▶ **SOURCE DATA**
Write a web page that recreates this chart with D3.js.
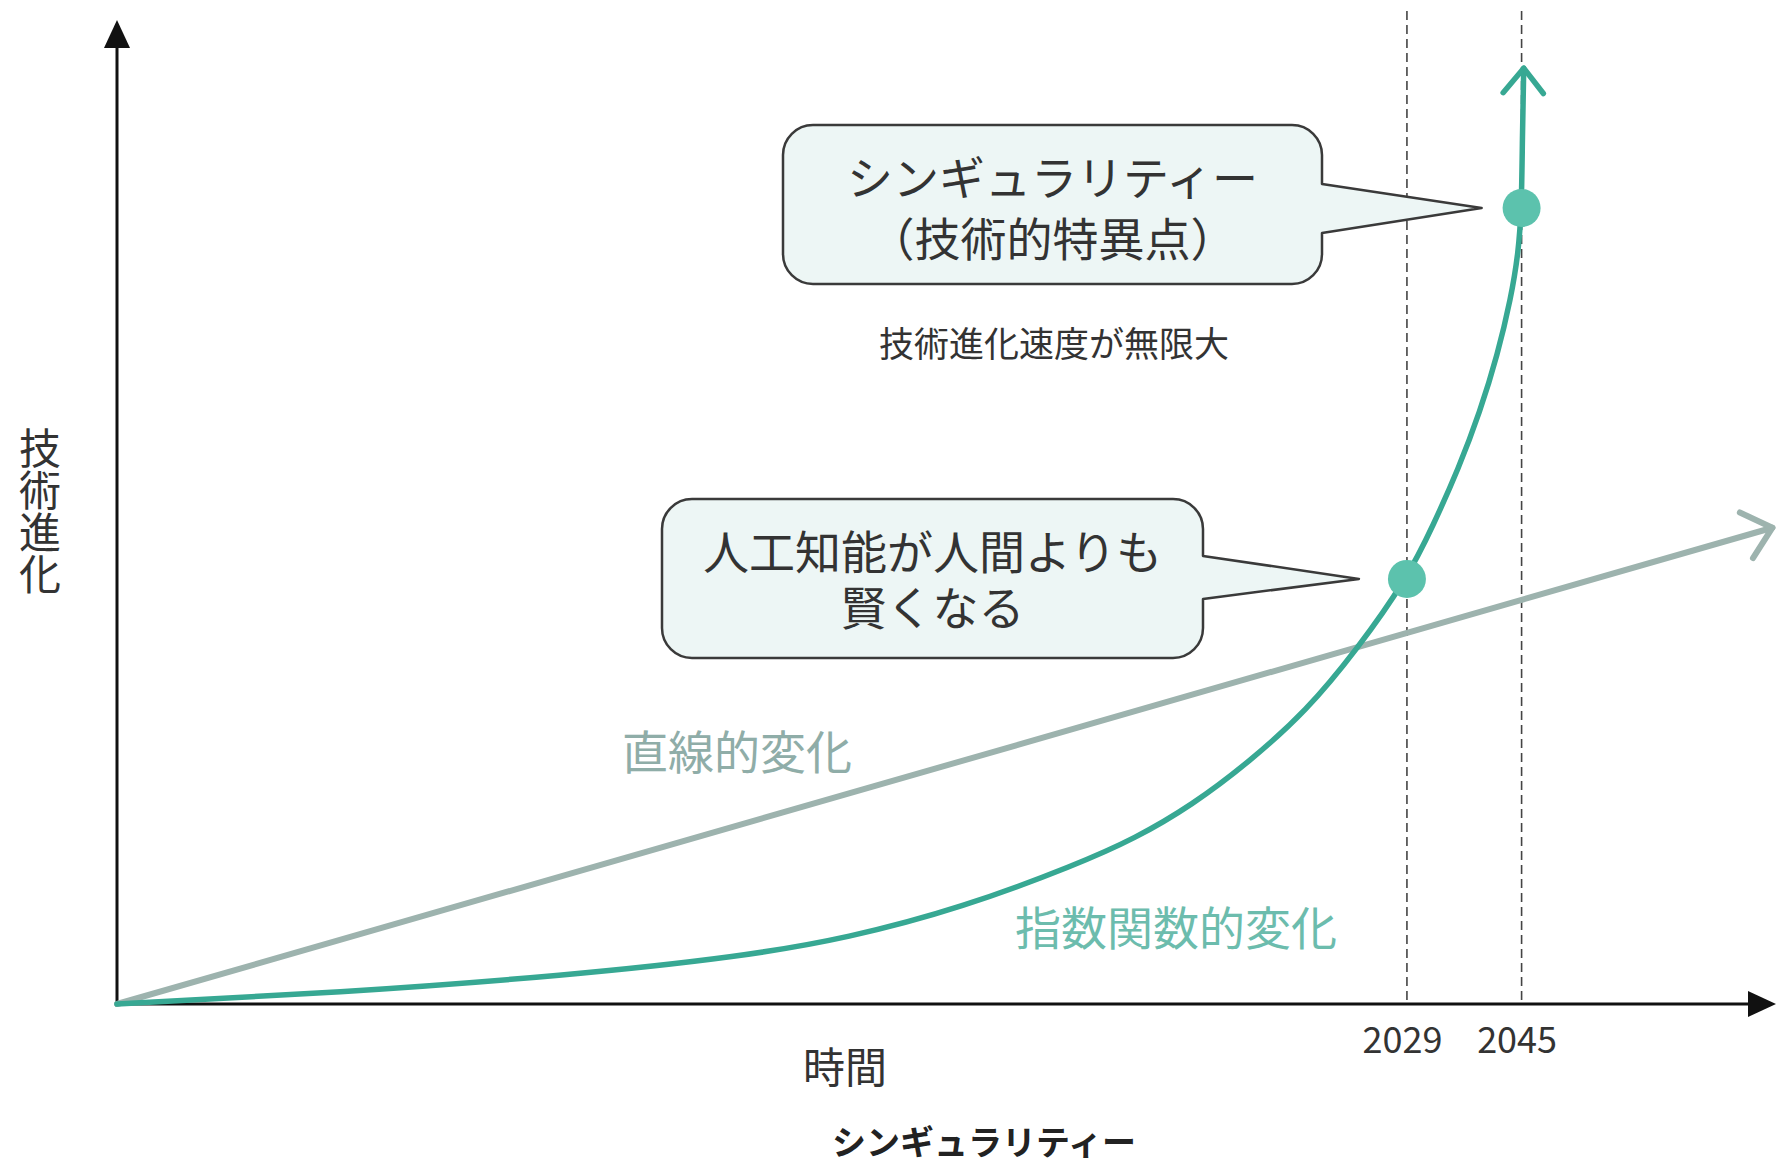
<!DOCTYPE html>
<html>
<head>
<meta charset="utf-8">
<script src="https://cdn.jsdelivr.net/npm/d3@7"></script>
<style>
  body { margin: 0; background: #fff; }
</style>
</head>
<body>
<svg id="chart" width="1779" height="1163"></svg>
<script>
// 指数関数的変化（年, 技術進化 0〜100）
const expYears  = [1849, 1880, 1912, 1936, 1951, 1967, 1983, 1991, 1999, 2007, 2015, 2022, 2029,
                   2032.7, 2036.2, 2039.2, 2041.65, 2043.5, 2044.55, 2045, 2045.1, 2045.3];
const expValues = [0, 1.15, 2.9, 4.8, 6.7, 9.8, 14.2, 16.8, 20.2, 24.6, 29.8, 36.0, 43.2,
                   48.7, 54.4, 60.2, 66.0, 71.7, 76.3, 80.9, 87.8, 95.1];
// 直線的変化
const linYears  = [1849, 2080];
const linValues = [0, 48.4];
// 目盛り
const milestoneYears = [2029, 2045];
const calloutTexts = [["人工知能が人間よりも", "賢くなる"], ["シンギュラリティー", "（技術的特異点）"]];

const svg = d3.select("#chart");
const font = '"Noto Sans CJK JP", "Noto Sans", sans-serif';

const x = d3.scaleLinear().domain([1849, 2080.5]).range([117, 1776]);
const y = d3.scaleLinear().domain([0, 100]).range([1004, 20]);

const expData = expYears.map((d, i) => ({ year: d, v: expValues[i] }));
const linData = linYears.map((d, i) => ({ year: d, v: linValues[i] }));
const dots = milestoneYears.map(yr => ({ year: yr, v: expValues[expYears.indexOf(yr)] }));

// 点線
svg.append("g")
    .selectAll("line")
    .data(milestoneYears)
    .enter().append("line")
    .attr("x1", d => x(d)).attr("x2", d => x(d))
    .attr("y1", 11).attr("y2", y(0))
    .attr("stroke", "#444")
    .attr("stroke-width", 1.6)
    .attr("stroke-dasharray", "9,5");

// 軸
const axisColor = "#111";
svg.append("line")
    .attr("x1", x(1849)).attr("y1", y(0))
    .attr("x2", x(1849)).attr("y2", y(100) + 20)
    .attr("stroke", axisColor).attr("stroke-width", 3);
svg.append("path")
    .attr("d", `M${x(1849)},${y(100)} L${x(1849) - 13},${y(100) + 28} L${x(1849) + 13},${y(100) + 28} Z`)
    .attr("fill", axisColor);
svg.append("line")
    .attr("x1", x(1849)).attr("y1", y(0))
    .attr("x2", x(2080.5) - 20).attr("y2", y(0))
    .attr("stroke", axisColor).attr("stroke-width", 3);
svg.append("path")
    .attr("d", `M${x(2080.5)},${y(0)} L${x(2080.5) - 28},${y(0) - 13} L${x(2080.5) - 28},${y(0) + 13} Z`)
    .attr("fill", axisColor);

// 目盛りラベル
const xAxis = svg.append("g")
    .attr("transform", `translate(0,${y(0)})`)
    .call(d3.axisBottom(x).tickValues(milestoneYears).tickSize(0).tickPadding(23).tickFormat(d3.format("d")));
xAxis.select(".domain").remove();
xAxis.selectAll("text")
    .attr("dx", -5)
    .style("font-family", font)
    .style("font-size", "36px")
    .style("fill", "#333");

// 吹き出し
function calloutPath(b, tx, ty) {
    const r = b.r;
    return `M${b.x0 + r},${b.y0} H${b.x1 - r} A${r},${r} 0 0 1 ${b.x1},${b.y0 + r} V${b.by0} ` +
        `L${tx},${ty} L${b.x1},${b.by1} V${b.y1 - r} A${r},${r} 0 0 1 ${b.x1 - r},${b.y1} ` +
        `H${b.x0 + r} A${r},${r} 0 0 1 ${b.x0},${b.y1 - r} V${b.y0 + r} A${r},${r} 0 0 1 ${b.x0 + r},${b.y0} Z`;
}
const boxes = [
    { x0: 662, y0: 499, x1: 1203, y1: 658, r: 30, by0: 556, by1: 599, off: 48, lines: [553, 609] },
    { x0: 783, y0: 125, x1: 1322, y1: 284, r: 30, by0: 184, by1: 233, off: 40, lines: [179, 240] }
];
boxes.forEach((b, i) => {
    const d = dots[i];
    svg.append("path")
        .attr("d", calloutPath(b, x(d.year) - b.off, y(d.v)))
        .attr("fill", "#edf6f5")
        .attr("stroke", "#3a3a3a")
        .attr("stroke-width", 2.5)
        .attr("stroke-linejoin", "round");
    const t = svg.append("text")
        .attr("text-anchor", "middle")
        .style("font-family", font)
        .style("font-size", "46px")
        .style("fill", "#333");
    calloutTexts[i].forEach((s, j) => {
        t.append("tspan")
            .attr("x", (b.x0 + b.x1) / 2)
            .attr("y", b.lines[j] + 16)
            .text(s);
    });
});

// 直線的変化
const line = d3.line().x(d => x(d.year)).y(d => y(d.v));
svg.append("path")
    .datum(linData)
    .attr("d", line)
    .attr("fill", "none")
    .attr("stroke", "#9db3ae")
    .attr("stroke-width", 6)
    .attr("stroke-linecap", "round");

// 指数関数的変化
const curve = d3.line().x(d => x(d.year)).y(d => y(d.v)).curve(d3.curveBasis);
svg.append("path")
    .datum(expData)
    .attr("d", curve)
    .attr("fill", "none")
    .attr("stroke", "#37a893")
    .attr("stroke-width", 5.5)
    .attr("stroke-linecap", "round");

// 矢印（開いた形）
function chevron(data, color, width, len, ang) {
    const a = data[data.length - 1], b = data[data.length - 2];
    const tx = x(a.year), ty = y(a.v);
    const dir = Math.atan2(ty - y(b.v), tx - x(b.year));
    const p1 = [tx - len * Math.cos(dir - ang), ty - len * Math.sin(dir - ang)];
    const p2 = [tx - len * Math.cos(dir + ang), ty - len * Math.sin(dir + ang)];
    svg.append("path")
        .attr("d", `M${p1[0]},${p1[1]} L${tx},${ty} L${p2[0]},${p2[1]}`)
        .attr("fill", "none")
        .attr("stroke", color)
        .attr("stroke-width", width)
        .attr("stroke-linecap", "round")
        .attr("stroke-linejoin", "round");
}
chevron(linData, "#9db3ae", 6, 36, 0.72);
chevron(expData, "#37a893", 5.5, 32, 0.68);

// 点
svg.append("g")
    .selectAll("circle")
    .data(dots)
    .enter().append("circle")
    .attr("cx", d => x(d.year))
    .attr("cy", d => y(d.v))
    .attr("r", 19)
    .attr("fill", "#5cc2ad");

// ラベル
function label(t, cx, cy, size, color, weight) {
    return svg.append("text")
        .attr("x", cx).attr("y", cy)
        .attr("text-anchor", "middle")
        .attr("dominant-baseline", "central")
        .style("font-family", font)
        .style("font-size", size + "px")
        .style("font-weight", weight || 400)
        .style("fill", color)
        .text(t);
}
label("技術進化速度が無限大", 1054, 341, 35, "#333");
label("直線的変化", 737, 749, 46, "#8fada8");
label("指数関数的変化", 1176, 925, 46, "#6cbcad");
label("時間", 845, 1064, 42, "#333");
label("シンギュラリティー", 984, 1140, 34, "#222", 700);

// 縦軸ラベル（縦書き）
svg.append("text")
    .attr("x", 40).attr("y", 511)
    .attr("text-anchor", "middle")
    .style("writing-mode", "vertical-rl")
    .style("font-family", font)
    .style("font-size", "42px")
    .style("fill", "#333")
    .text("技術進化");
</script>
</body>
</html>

▶ **WHAT THE TASK REQUIRES**
Repeat, word for word and with no pictures, only the lines running from the beginning of the data to the line that contains "const dots = milestoneYears.map(yr".

▶ **COMPLETED EXERCISE**
Write a web page that recreates this chart with D3.js.
<!DOCTYPE html>
<html>
<head>
<meta charset="utf-8">
<script src="https://cdn.jsdelivr.net/npm/d3@7"></script>
<style>
  body { margin: 0; background: #fff; }
</style>
</head>
<body>
<svg id="chart" width="1779" height="1163"></svg>
<script>
// 指数関数的変化（年, 技術進化 0〜100）
const expYears  = [1849, 1880, 1912, 1936, 1951, 1967, 1983, 1991, 1999, 2007, 2015, 2022, 2029,
                   2032.7, 2036.2, 2039.2, 2041.65, 2043.5, 2044.55, 2045, 2045.1, 2045.3];
const expValues = [0, 1.15, 2.9, 4.8, 6.7, 9.8, 14.2, 16.8, 20.2, 24.6, 29.8, 36.0, 43.2,
                   48.7, 54.4, 60.2, 66.0, 71.7, 76.3, 80.9, 87.8, 95.1];
// 直線的変化
const linYears  = [1849, 2080];
const linValues = [0, 48.4];
// 目盛り
const milestoneYears = [2029, 2045];
const calloutTexts = [["人工知能が人間よりも", "賢くなる"], ["シンギュラリティー", "（技術的特異点）"]];

const svg = d3.select("#chart");
const font = '"Noto Sans CJK JP", "Noto Sans", sans-serif';

const x = d3.scaleLinear().domain([1849, 2080.5]).range([117, 1776]);
const y = d3.scaleLinear().domain([0, 100]).range([1004, 20]);

const expData = expYears.map((d, i) => ({ year: d, v: expValues[i] }));
const linData = linYears.map((d, i) => ({ year: d, v: linValues[i] }));
const dots = milestoneYears.map(yr => ({ year: yr, v: expValues[expYears.indexOf(yr)] }));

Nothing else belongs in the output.